Permalink for Comment #1376250778 by smoothatonalsnd

, comment by smoothatonalsnd
smoothatonalsnd @solargarlic78 said:
I totally get the dissonance of thinking of the I as the V (because the V wants to resolve etc etc.) But insofar as the Grateful Dead inaugurated jams music with Dark Star (A Mixo), I like to think of that as jamming on the V chord in D major scale. (This all has to do probably with how I learned my scales on guitar and then tried to transpose them to modes). So much jam music is this jamming on the V chord imo.
I think your last point is the main difference in the way you see this versus how Mike and I do, and totally makes sense from a practical standpoint.
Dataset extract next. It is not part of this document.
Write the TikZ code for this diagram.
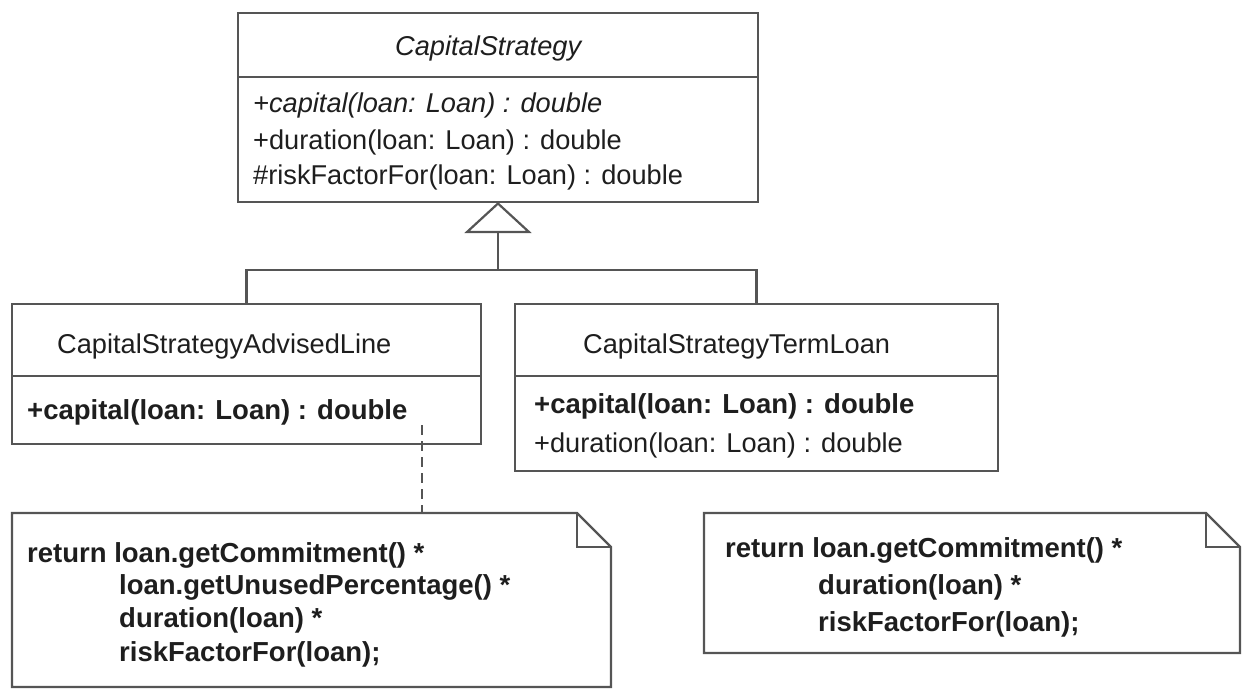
\documentclass[tikz,border=0pt]{standalone}
\usepackage{fontspec}
\setmainfont{Liberation Sans}
\usetikzlibrary{arrows.meta}
\definecolor{linec}{HTML}{555555}
\definecolor{txtc}{HTML}{1E1E1E}
\newcommand\umlfs{\fontsize{27.2}{33}\selectfont}
\newcommand\umlbf{\fontsize{27.5}{33}\selectfont\bfseries}
\tikzset{
  ln/.style={draw=linec, line width=2.2pt},
  boxshape/.style={ln, fill=white, inner sep=0pt, outer sep=0pt},
  notebox/.style={inner sep=0pt, outer sep=0pt},
  txt/.style={anchor=base west, inner sep=0pt, font=\umlfs, text=txtc},
  btxt/.style={txt, font=\umlbf},
  dashline/.style={ln, dash pattern=on 10pt off 6pt},
}
\begin{document}
\begin{tikzpicture}[x=1pt, y=-1pt]
\useasboundingbox (0,0) rectangle (1243,689);

% ---------- CapitalStrategy ----------
\node[boxshape, minimum width=520pt, minimum height=189pt] (cs) at (498,107.5) {};
\draw[ln] (cs.west |- 0,77) -- (cs.east |- 0,77);
\node[txt, font=\umlfs\itshape] (cst) at (395,55) {CapitalStrategy};
\node[txt, font=\umlfs\itshape] (cs1) at (253,112) {+capital(loan: Loan) : double};
\node[txt] (cs2) at (253,149) {+duration(loan: Loan) : double};
\node[txt] (cs3) at (253,184.5) {\#riskFactorFor(loan: Loan) : double};

% ---------- CapitalStrategyAdvisedLine ----------
\node[boxshape, minimum width=469pt, minimum height=140pt] (adv) at (246.5,374) {};
\draw[ln] (adv.west |- 0,376) -- (adv.east |- 0,376);
\node[txt] (advt) at (57,353) {CapitalStrategyAdvisedLine};
\node[btxt] (adv1) at (27,419) {+capital(loan: Loan) : double};

% ---------- CapitalStrategyTermLoan ----------
\node[boxshape, minimum width=483pt, minimum height=167pt] (term) at (756.5,387.5) {};
\draw[ln] (term.west |- 0,376) -- (term.east |- 0,376);
\node[txt] (termt) at (583,353) {CapitalStrategyTermLoan};
\node[btxt] (term1) at (534,413) {+capital(loan: Loan) : double};
\node[txt] (term2) at (534,452) {+duration(loan: Loan) : double};

% ---------- generalization ----------
\coordinate (j) at (cs.south |- 0,270);
\draw[ln] (adv.north) |- (j) -| (term.north);
\draw[ln, -{Triangle[open, length=31pt, width=67pt]}] (j) -- (cs.south);

% ---------- note 1 ----------
\node[notebox, minimum width=599pt, minimum height=174pt] (n1) at (311.5,600) {};
\draw[ln, fill=white] (n1.north west) -- ([xshift=-34pt]n1.north east)
  -- ([yshift=-34pt]n1.north east) -- (n1.south east) -- (n1.south west) -- cycle;
\draw[ln] ([xshift=-34pt]n1.north east) |- ([yshift=-34pt]n1.north east);
\node[btxt] (n1a) at (27,562) {return loan.getCommitment() *};
\node[btxt] (n1b) at (119,594) {loan.getUnusedPercentage() *};
\node[btxt] (n1c) at (119,627) {duration(loan) *};
\node[btxt] (n1d) at (119,661) {riskFactorFor(loan);};

% ---------- note 2 ----------
\node[notebox, minimum width=536pt, minimum height=140pt] (n2) at (972,583) {};
\draw[ln, fill=white] (n2.north west) -- ([xshift=-34pt]n2.north east)
  -- ([yshift=-34pt]n2.north east) -- (n2.south east) -- (n2.south west) -- cycle;
\draw[ln] ([xshift=-34pt]n2.north east) |- ([yshift=-34pt]n2.north east);
\node[btxt] (n2a) at (725,557) {return loan.getCommitment() *};
\node[btxt] (n2b) at (818,594) {duration(loan) *};
\node[btxt] (n2c) at (818,631) {riskFactorFor(loan);};

% ---------- note anchor ----------
\coordinate (dstart) at (422,425);
\draw[dashline] (dstart) -- (dstart |- n1.north);
\end{tikzpicture}
\end{document}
Your viewpoint is entirely consistent with the way you approach mode, that is, you "learned your scales on guitar and then tried to transpose them to modes." Jamming on the V chord in D major is, of course, the same pitch collection as an A mixolydian mode: D, E, F#, G, A, B, C#, but oriented to begin and end with A. So you're looking at the fret board and thinking "OK, I play a D major scale but jam around the fifth scale degree." You have D major in mind because you are thinking of pitch collections, not harmonic functions.

It also has to do with your terminology, which again is totally consistent with the way an improvising rock guitarist thinks about notes versus the way a classically-trained theorist does. What you call "jamming on the V chord" I would describe as "jamming on scale degree 5 in a D major scale." The difference is in the subtle significations of "V" versus "5." One connotes a scale degree and essentially melodic function, the other is a harmonic function (dominant), and essentially harmonic function. There is no phantom D major chord holding everything together in "Dark Star," it's "in A" as much as "Disease" is "in A." The fact that you jam on A mixolydian, and think of it as jamming on scale degree 5 in a D major pitch collection, does not take away from the "A-ness" of Disease's key.

I hope this makes sense and also doesn't come off as pretentious or derogatory! I'm a teacher, specifically a music history teacher, so it's difficult for me to talk about this stuff sometimes without sounding pedantic. But my point is that we all are hearing this the same way, but we're just using different terminology to describe it, and that terminology is most determined by what our introduction to music theory was. If your introduction to music theory is a typical classical music college course, then you're going to describe it differently than if your introduction to music theory is trying to understand how to work your way around a guitar to play improvisational rock music.